28 thoughts on “Zen and the Art of Motorcycle Mayhem

  1. Beautiful photography of even more beautiful country. The views over Independence Pass are stunning for sure especially during winter. Just don’t tarry to long during a snowfall or you may not get your wheels back until next spring. If you ever decide to extend your reach for more “catch your breath” beauty then head furthur south from Leadville, over the hill and through the woods to Lake City. There you’ll meet Slumgullion Pass, American Basin, Cinnamon Pass (no Harleys) and the downhill run to Silverton just to name a few..

    • Bob, you must be from around these parts. Love Lake City and the Alpine Loop on an ATV. Haven’t done that for awhile but you’ve reminded me how much I love it. Thanks for your input.

  2. When I saw this entry on my Twitter feed I knew I had to click it! I ride a scooter and experience zen moments riding every day- especially riding in this beautiful state of Colorado. Thanks for this awesome post about the zen of riding, and the beautiful photos of my home.


    By the way, you may enjoy my recent entry about riding, “Navigating Career Success Is Like Riding a Motorcycle”: http://www.liveandlovework.com/2011/07/01/how-to-have-career-success/

  3. Loved how you tied riding a motorcycle with life lessons. I loved the pictures, but I have to tell you, riding a motorcycle is not something I ever want to do. I hate speed. I’m the gal on the merry-go-round at the park while everyone else in the family (okay, except my daughter, My Pajama Days) is flying high on the meanest roller coaster. Guess it ties in with being a city girl, you think? Great post, and I loved the experience vicariously.

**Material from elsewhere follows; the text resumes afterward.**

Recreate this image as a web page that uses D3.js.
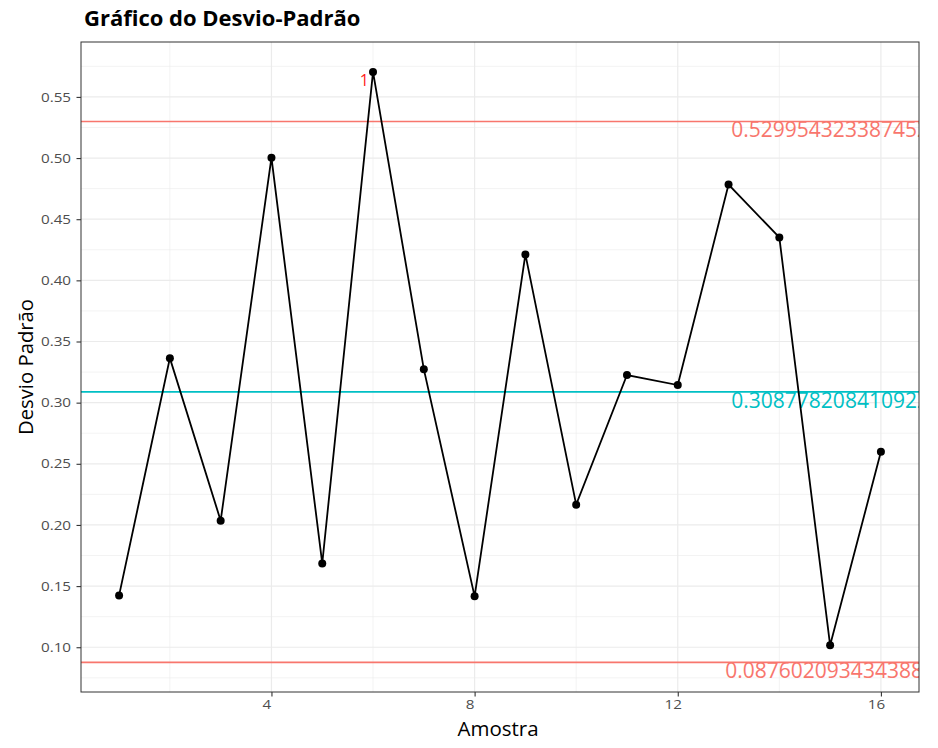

  4. I learned the art of motorcycling riding (not driving) over a year ago and loved it. I was the one who swore I’d never get on a bike but… wow. The immediacy of it all and the sensual delights. I can only imagine what it’d be like in the Rockies; I did some of the Appalachias and that was pretty awesome.
    It helps to be riding with someone you care about!

  5. Mu husband and I spent many years motorcycle touring in the Canadian Rockies. I admire the way you wove the life lessons into your travelogue. I love the photos too. The most wonderful thing about biking is that we are part of the scene rather than in a vehicle and viewing it going by. Speed is an exhilarating factor. We were also horse people and being a part of the scene while on horseback has a different quality, a closer to nature quality. Thanks for posting this because I’m currently in a chrysalis and reading it evoked some lovely memories for me.
    With love,

  6. I was meant to read this. I was feeling nervous about driving hours to my family reunion by myself, and then spending time with them, but now, will stop along the way at produce stands and such, and enjoy the ride. Your post made me feel brave–even brave enough to weather my family of origin!

  7. I’m the passenger on my husband’s Harley, and am busy writing a post about our trip last week-end in the Canadian Rockies (through the Roger’s Pass). Beautiful though this ride was, nothing beats the Going to the Sun Highway in Glacier National Park in Montana!

    • Thanks Margie. I will head over to see and read about your adventures. I agree, Going to the Sun Highway is most spectacular. I enjoyed it prior to getting my camera. Now I need to go back with it 🙂

  8. Hi,
    I have never been on a Harley, but use to do some 100 plus mile road bike rides throughout the mountains, inland roads, and coastline of San Diego County. Yelp…that rush of flying down along mountain curves! My ‘Little Brother’ who lives of his sailboat in Thailand will be here for a visit come mid-Sept. He was one of the best commercial photographers in town before he left on his sailboat 18 years ago…has taken some great shots where the wind has brought him. He’s my old cycling buddy…time to get my SR Triathelon out of storage!